Code that draws figures:
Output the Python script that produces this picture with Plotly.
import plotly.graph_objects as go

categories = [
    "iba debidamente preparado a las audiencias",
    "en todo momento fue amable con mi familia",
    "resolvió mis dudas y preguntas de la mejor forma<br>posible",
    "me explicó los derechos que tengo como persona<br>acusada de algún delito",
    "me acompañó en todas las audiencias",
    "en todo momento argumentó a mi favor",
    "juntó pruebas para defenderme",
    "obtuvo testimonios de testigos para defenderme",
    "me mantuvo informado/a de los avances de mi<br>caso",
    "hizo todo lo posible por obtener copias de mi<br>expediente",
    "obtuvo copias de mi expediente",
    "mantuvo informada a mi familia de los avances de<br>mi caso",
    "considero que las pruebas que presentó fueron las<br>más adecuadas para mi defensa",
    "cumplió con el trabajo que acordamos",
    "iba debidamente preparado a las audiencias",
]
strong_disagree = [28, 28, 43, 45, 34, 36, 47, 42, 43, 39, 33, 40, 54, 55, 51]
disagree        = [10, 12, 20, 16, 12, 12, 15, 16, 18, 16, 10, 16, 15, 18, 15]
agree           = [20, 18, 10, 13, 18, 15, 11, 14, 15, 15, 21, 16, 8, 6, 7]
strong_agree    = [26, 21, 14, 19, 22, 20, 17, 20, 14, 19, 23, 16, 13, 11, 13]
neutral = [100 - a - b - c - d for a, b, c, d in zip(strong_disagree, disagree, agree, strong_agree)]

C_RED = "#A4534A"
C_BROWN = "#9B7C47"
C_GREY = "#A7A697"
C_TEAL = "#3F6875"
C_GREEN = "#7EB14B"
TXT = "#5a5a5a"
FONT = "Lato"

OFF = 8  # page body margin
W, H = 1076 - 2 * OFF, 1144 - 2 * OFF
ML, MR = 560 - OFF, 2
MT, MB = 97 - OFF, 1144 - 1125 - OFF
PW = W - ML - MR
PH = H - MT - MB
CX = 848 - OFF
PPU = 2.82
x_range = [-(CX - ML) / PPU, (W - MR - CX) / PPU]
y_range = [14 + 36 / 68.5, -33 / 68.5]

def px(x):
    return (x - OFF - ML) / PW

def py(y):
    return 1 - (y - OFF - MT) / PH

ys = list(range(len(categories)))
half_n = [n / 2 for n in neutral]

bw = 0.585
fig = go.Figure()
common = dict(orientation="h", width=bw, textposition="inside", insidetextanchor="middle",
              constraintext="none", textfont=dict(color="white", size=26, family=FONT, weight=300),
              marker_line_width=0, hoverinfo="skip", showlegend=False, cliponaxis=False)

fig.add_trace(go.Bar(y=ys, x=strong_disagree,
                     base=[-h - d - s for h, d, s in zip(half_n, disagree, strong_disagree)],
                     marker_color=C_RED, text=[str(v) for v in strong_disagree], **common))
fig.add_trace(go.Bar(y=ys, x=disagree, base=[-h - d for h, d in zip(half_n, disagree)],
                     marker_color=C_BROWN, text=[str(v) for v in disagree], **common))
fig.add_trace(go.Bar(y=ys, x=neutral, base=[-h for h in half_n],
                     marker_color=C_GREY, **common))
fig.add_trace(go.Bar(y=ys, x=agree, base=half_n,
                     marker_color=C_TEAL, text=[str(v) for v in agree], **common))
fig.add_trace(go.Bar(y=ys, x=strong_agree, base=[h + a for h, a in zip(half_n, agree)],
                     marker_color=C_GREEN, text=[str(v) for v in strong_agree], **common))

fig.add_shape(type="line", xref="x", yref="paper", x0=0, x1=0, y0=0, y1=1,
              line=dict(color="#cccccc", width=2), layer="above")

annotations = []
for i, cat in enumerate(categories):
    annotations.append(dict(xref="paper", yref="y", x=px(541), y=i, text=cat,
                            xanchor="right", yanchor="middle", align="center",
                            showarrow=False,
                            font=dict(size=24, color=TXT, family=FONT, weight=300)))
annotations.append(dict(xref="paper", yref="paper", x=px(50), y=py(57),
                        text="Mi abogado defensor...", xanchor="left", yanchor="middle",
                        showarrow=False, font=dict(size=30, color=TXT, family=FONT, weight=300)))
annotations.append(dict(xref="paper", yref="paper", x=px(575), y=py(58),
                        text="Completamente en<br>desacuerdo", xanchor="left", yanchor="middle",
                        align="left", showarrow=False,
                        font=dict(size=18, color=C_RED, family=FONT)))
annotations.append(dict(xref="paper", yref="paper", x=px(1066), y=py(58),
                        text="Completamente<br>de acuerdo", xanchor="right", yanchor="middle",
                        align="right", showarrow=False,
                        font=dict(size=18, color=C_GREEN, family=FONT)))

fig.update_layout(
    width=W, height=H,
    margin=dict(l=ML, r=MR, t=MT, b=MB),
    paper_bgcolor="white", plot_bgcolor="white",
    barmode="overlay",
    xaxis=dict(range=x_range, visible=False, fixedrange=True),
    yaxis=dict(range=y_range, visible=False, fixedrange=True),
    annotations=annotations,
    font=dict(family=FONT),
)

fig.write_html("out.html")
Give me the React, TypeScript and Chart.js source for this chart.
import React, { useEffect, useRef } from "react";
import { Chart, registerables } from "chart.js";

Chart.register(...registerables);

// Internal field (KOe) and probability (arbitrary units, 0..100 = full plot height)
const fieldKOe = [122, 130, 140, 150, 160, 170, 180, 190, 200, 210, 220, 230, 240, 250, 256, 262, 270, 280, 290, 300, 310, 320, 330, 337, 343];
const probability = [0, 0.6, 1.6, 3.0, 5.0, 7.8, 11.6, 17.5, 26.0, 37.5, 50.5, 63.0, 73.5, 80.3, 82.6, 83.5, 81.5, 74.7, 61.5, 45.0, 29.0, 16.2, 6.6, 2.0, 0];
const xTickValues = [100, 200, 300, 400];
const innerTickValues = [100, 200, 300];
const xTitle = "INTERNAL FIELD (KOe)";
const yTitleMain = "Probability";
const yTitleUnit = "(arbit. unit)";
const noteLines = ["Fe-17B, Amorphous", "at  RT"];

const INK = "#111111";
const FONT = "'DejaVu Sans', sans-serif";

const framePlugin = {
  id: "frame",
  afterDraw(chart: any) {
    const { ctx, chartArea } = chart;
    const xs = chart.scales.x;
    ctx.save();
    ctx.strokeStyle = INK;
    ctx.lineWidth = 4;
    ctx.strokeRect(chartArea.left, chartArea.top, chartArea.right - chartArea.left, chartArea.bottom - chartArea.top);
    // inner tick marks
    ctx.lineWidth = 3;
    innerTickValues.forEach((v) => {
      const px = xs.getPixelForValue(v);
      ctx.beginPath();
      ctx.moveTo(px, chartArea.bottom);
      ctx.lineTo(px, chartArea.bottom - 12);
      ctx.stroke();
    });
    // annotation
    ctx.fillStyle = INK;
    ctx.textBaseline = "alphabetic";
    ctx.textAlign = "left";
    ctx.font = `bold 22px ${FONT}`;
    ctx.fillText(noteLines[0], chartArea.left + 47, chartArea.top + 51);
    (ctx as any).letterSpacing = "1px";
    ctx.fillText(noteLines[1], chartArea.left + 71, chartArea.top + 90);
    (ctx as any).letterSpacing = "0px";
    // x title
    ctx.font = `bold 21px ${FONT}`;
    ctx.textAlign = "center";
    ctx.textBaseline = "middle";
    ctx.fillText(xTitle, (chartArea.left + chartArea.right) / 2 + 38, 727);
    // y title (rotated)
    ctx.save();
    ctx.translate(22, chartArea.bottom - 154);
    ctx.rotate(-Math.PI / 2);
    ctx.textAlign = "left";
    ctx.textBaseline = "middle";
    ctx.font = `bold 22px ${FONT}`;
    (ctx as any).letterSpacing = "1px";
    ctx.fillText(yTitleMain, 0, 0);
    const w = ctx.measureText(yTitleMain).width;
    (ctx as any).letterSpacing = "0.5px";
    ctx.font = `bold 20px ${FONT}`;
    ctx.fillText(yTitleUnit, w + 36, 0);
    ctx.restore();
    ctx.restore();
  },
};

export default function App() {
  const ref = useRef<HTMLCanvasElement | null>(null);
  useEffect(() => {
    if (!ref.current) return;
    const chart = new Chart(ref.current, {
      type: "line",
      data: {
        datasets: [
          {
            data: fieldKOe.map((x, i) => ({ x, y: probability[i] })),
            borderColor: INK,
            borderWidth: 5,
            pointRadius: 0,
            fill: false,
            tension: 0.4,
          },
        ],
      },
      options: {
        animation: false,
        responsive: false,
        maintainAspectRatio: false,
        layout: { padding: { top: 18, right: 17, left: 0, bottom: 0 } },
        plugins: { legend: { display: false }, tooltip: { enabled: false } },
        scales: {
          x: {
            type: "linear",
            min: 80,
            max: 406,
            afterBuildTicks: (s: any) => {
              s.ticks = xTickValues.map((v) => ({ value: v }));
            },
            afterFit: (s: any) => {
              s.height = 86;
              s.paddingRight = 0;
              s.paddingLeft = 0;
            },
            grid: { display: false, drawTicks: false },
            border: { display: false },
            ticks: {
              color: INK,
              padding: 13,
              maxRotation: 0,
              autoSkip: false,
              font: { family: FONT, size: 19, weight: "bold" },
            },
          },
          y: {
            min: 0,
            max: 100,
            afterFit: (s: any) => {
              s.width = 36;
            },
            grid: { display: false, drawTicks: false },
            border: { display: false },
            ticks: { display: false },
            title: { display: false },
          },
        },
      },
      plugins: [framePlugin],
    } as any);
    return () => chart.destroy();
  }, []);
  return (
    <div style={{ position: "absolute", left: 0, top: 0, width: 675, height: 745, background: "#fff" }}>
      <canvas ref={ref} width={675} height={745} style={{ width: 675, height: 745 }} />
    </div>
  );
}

Required work
From the first line of the listing above to the line with "neutral = [100", please transcribe each line exactly, both ends included, and nothing beyond that.

Full answer
Output the Python script that produces this picture with Plotly.
import plotly.graph_objects as go

categories = [
    "iba debidamente preparado a las audiencias",
    "en todo momento fue amable con mi familia",
    "resolvió mis dudas y preguntas de la mejor forma<br>posible",
    "me explicó los derechos que tengo como persona<br>acusada de algún delito",
    "me acompañó en todas las audiencias",
    "en todo momento argumentó a mi favor",
    "juntó pruebas para defenderme",
    "obtuvo testimonios de testigos para defenderme",
    "me mantuvo informado/a de los avances de mi<br>caso",
    "hizo todo lo posible por obtener copias de mi<br>expediente",
    "obtuvo copias de mi expediente",
    "mantuvo informada a mi familia de los avances de<br>mi caso",
    "considero que las pruebas que presentó fueron las<br>más adecuadas para mi defensa",
    "cumplió con el trabajo que acordamos",
    "iba debidamente preparado a las audiencias",
]
strong_disagree = [28, 28, 43, 45, 34, 36, 47, 42, 43, 39, 33, 40, 54, 55, 51]
disagree        = [10, 12, 20, 16, 12, 12, 15, 16, 18, 16, 10, 16, 15, 18, 15]
agree           = [20, 18, 10, 13, 18, 15, 11, 14, 15, 15, 21, 16, 8, 6, 7]
strong_agree    = [26, 21, 14, 19, 22, 20, 17, 20, 14, 19, 23, 16, 13, 11, 13]
neutral = [100 - a - b - c - d for a, b, c, d in zip(strong_disagree, disagree, agree, strong_agree)]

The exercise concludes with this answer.